● WHAT TO DO
Print nothing but the lines from the start of the listing below through the line that contains "3.2, 3.8, 5.3];". Do not include the pictures.

● RECORDED INFORMATION
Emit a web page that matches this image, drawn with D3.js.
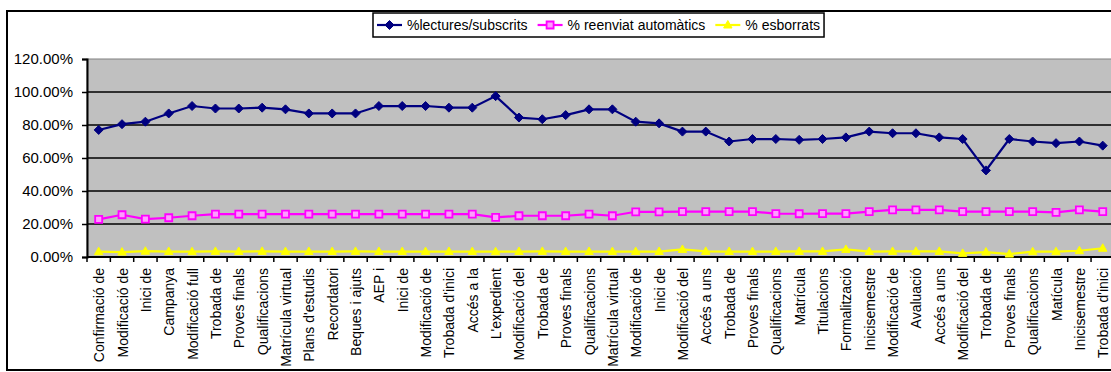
<!DOCTYPE html>
<html>
<head>
<meta charset="utf-8">
<script src="https://cdn.jsdelivr.net/npm/d3@7"></script>
<style>
    body { margin: 0; background: #fff; }
    text { font-family: Arial, "Liberation Sans", sans-serif; fill: #000; }
</style>
</head>
<body>
<div id="chart"></div>
<script>
// category labels along the x axis
const categories = [
    "Confirmació de", "Modificació de", "Inici de", "Campanya", "Modificació full",
    "Trobada de", "Proves finals", "Qualificacions", "Matrícula virtual", "Plans d'estudis",
    "Recordatori", "Beques i ajuts", "AEP i", "Inici de", "Modificació de",
    "Trobada d'inici", "Accés a la", "L'expedient", "Modificació del", "Trobada de",
    "Proves finals", "Qualificacions", "Matrícula virtual", "Modificació de", "Inici de",
    "Modificació del", "Accés a uns", "Trobada de", "Proves finals", "Qualificacions",
    "Matrícula", "Titulacions", "Formalització", "Inicisemestre", "Modificació de",
    "Avaluació", "Accés a uns", "Modificació del", "Trobada de", "Proves finals",
    "Qualificacions", "Matícula", "Inicisemestre", "Trobada d'inici"
];

// series values in percent
const lectures = [77, 80.5, 82, 87, 91.5, 90, 90, 90.5, 89.5, 87, 87, 87, 91.5, 91.5, 91.5,
    90.5, 90.5, 97.5, 84.5, 83.5, 86, 89.5, 89.5, 82, 81, 76, 76, 70, 71.5, 71.5,
    71, 71.5, 72.5, 76, 75, 75, 72.5, 71.5, 52.5, 71.5, 70, 69, 70, 67.5];
const reenviat = [22.8, 25.6, 23, 23.8, 25, 26, 26, 26, 26, 26, 26, 26, 26, 26, 26,
    26, 26, 24, 25, 25, 25, 26, 25, 27.4, 27.4, 27.5, 27.5, 27.5, 27.5, 26.3,
    26.2, 26.3, 26.3, 27.5, 28.6, 28.6, 28.6, 27.5, 27.5, 27.5, 27.5, 27, 28.6, 27.5];
const esborrats = [3.2, 3, 3.5, 3.3, 3.2, 3.4, 3.3, 3.4, 3.3, 3.3, 3.3, 3.4, 3.3, 3.3, 3.3,
    3.3, 3.3, 3.2, 3.3, 3.4, 3.3, 3.3, 3.3, 3.3, 3.3, 4.6, 3.4, 3.3, 3.3, 3.3,
    3.4, 3.4, 4.6, 3.3, 3.4, 3.4, 3.4, 2.2, 3, 1.8, 3.2, 3.2, 3.8, 5.3];

const seriesNames = ["%lectures/subscrits", "% reenviat automàtics", "% esborrats"];
const yTicks = [0, 20, 40, 60, 80, 100, 120];

class LineVis {
    constructor(parentElement) {
        this.parentElement = parentElement;
        this.series = [
            { name: seriesNames[0], values: lectures, color: "#000080", marker: "diamond" },
            { name: seriesNames[1], values: reenviat, color: "#ff00ff", marker: "square" },
            { name: seriesNames[2], values: esborrats, color: "#ffff00", marker: "triangle" }
        ];
        this.initVis();
    }

    initVis() {
        let vis = this;

        vis.width = 1111;
        vis.height = 372;
        vis.plot = { left: 87, top: 59, right: 1114.4, bottom: 257 };

        vis.svg = d3.select(`#${vis.parentElement}`).append("svg")
            .attr("width", vis.width)
            .attr("height", vis.height);

        // outer chart border
        vis.svg.append("rect")
            .attr("x", 7).attr("y", 11)
            .attr("width", 1120).attr("height", 359)
            .attr("fill", "#fff")
            .attr("stroke", "#000")
            .attr("stroke-width", 2);

        // scales
        vis.x = d3.scaleBand()
            .domain(d3.range(categories.length))
            .range([vis.plot.left, vis.plot.right]);

        vis.y = d3.scaleLinear()
            .domain([0, 120])
            .range([vis.plot.bottom, vis.plot.top]);

        // plot area
        vis.svg.append("rect")
            .attr("x", vis.plot.left).attr("y", vis.plot.top)
            .attr("width", vis.plot.right - vis.plot.left)
            .attr("height", vis.plot.bottom - vis.plot.top)
            .attr("fill", "#c0c0c0")
            .attr("stroke", "#808080")
            .attr("stroke-width", 1);

        // horizontal gridlines
        vis.svg.append("g")
            .selectAll("line")
            .data(yTicks.filter(d => d > 0 && d < 120))
            .enter().append("line")
            .attr("x1", vis.plot.left).attr("x2", vis.plot.right)
            .attr("y1", d => vis.y(d)).attr("y2", d => vis.y(d))
            .attr("stroke", "#000")
            .attr("stroke-width", 1.5);

        // y axis
        let yAxis = d3.axisLeft(vis.y)
            .tickValues(yTicks)
            .tickSize(5)
            .tickPadding(9)
            .tickFormat(d => d.toFixed(2) + "%");

        vis.svg.append("g")
            .attr("transform", `translate(${vis.plot.left},0)`)
            .call(yAxis)
            .call(g => g.select(".domain").attr("stroke", "#000").attr("stroke-width", 2))
            .call(g => g.selectAll(".tick line").attr("stroke", "#000").attr("stroke-width", 1.5))
            .call(g => g.selectAll("text")
                .attr("font-size", 15)
                .attr("font-family", "Arial, 'Liberation Sans', sans-serif"));

        // x axis line and ticks between categories
        vis.svg.append("line")
            .attr("x1", vis.plot.left).attr("x2", vis.plot.right)
            .attr("y1", vis.plot.bottom).attr("y2", vis.plot.bottom)
            .attr("stroke", "#000")
            .attr("stroke-width", 2);

        vis.svg.append("g")
            .selectAll("line")
            .data(d3.range(categories.length + 1))
            .enter().append("line")
            .attr("x1", d => vis.plot.left + d * vis.x.step())
            .attr("x2", d => vis.plot.left + d * vis.x.step())
            .attr("y1", vis.plot.bottom)
            .attr("y2", vis.plot.bottom + 5)
            .attr("stroke", "#000")
            .attr("stroke-width", 1.5);

        // rotated category labels
        vis.svg.append("g")
            .selectAll("text")
            .data(categories)
            .enter().append("text")
            .attr("transform", (d, i) =>
                `translate(${vis.x(i) + vis.x.bandwidth() / 2 + 5.5},${vis.plot.bottom + 11}) rotate(-90)`)
            .attr("text-anchor", "end")
            .attr("font-size", 14)
            .text(d => d);

        vis.updateVis();
        vis.drawLegend();
    }

    markerPath(type) {
        if (type === "diamond") return "M0,-4.5L4.5,0L0,4.5L-4.5,0Z";
        if (type === "square") return "M-3.5,-3.5H3.5V3.5H-3.5Z";
        return "M0,-4.5L4.2,3L-4.2,3Z";
    }

    drawMarker(sel, s) {
        let vis = this;
        if (s.marker === "square") {
            sel.attr("d", vis.markerPath(s.marker))
                .attr("fill", "#ff9cff")
                .attr("stroke", s.color)
                .attr("stroke-width", 1.8);
        } else {
            sel.attr("d", vis.markerPath(s.marker))
                .attr("fill", s.color)
                .attr("stroke", s.color)
                .attr("stroke-width", 1);
        }
    }

    updateVis() {
        let vis = this;

        let line = d3.line()
            .x((d, i) => vis.x(i) + vis.x.bandwidth() / 2)
            .y(d => vis.y(d));

        // draw from the bottom series up so the top line stays on top
        vis.series.slice().reverse().forEach(s => {
            let g = vis.svg.append("g").attr("class", "series");

            g.append("path")
                .datum(s.values)
                .attr("d", line)
                .attr("fill", "none")
                .attr("stroke", s.color)
                .attr("stroke-width", 2.2);

            g.selectAll(".marker")
                .data(s.values)
                .enter().append("path")
                .attr("class", "marker")
                .attr("transform", (d, i) => `translate(${vis.x(i) + vis.x.bandwidth() / 2},${vis.y(d)})`)
                .call(sel => vis.drawMarker(sel, s));
        });
    }

    drawLegend() {
        let vis = this;

        let legend = vis.svg.append("g").attr("class", "legend");

        let box = legend.append("rect")
            .attr("x", 373).attr("y", 13)
            .attr("height", 24)
            .attr("fill", "#fff")
            .attr("stroke", "#000")
            .attr("stroke-width", 1.5);

        let xPos = 377;
        vis.series.forEach(s => {
            let item = legend.append("g").attr("transform", `translate(${xPos},25)`);

            item.append("line")
                .attr("x1", 0).attr("x2", 25)
                .attr("stroke", s.color)
                .attr("stroke-width", 2.2);

            item.append("path")
                .attr("transform", "translate(12.5,0)")
                .call(sel => vis.drawMarker(sel, s));

            let label = item.append("text")
                .attr("x", 30)
                .attr("dy", "0.35em")
                .attr("font-size", 14)
                .text(s.name);

            xPos += 30 + label.node().getComputedTextLength() + 10;
        });

        box.attr("width", xPos - 10 + 4 - 373);
    }
}

new LineVis("chart");
</script>
</body>
</html>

● WORKED SOLUTION
Emit a web page that matches this image, drawn with D3.js.
<!DOCTYPE html>
<html>
<head>
<meta charset="utf-8">
<script src="https://cdn.jsdelivr.net/npm/d3@7"></script>
<style>
    body { margin: 0; background: #fff; }
    text { font-family: Arial, "Liberation Sans", sans-serif; fill: #000; }
</style>
</head>
<body>
<div id="chart"></div>
<script>
// category labels along the x axis
const categories = [
    "Confirmació de", "Modificació de", "Inici de", "Campanya", "Modificació full",
    "Trobada de", "Proves finals", "Qualificacions", "Matrícula virtual", "Plans d'estudis",
    "Recordatori", "Beques i ajuts", "AEP i", "Inici de", "Modificació de",
    "Trobada d'inici", "Accés a la", "L'expedient", "Modificació del", "Trobada de",
    "Proves finals", "Qualificacions", "Matrícula virtual", "Modificació de", "Inici de",
    "Modificació del", "Accés a uns", "Trobada de", "Proves finals", "Qualificacions",
    "Matrícula", "Titulacions", "Formalització", "Inicisemestre", "Modificació de",
    "Avaluació", "Accés a uns", "Modificació del", "Trobada de", "Proves finals",
    "Qualificacions", "Matícula", "Inicisemestre", "Trobada d'inici"
];

// series values in percent
const lectures = [77, 80.5, 82, 87, 91.5, 90, 90, 90.5, 89.5, 87, 87, 87, 91.5, 91.5, 91.5,
    90.5, 90.5, 97.5, 84.5, 83.5, 86, 89.5, 89.5, 82, 81, 76, 76, 70, 71.5, 71.5,
    71, 71.5, 72.5, 76, 75, 75, 72.5, 71.5, 52.5, 71.5, 70, 69, 70, 67.5];
const reenviat = [22.8, 25.6, 23, 23.8, 25, 26, 26, 26, 26, 26, 26, 26, 26, 26, 26,
    26, 26, 24, 25, 25, 25, 26, 25, 27.4, 27.4, 27.5, 27.5, 27.5, 27.5, 26.3,
    26.2, 26.3, 26.3, 27.5, 28.6, 28.6, 28.6, 27.5, 27.5, 27.5, 27.5, 27, 28.6, 27.5];
const esborrats = [3.2, 3, 3.5, 3.3, 3.2, 3.4, 3.3, 3.4, 3.3, 3.3, 3.3, 3.4, 3.3, 3.3, 3.3,
    3.3, 3.3, 3.2, 3.3, 3.4, 3.3, 3.3, 3.3, 3.3, 3.3, 4.6, 3.4, 3.3, 3.3, 3.3,
    3.4, 3.4, 4.6, 3.3, 3.4, 3.4, 3.4, 2.2, 3, 1.8, 3.2, 3.2, 3.8, 5.3];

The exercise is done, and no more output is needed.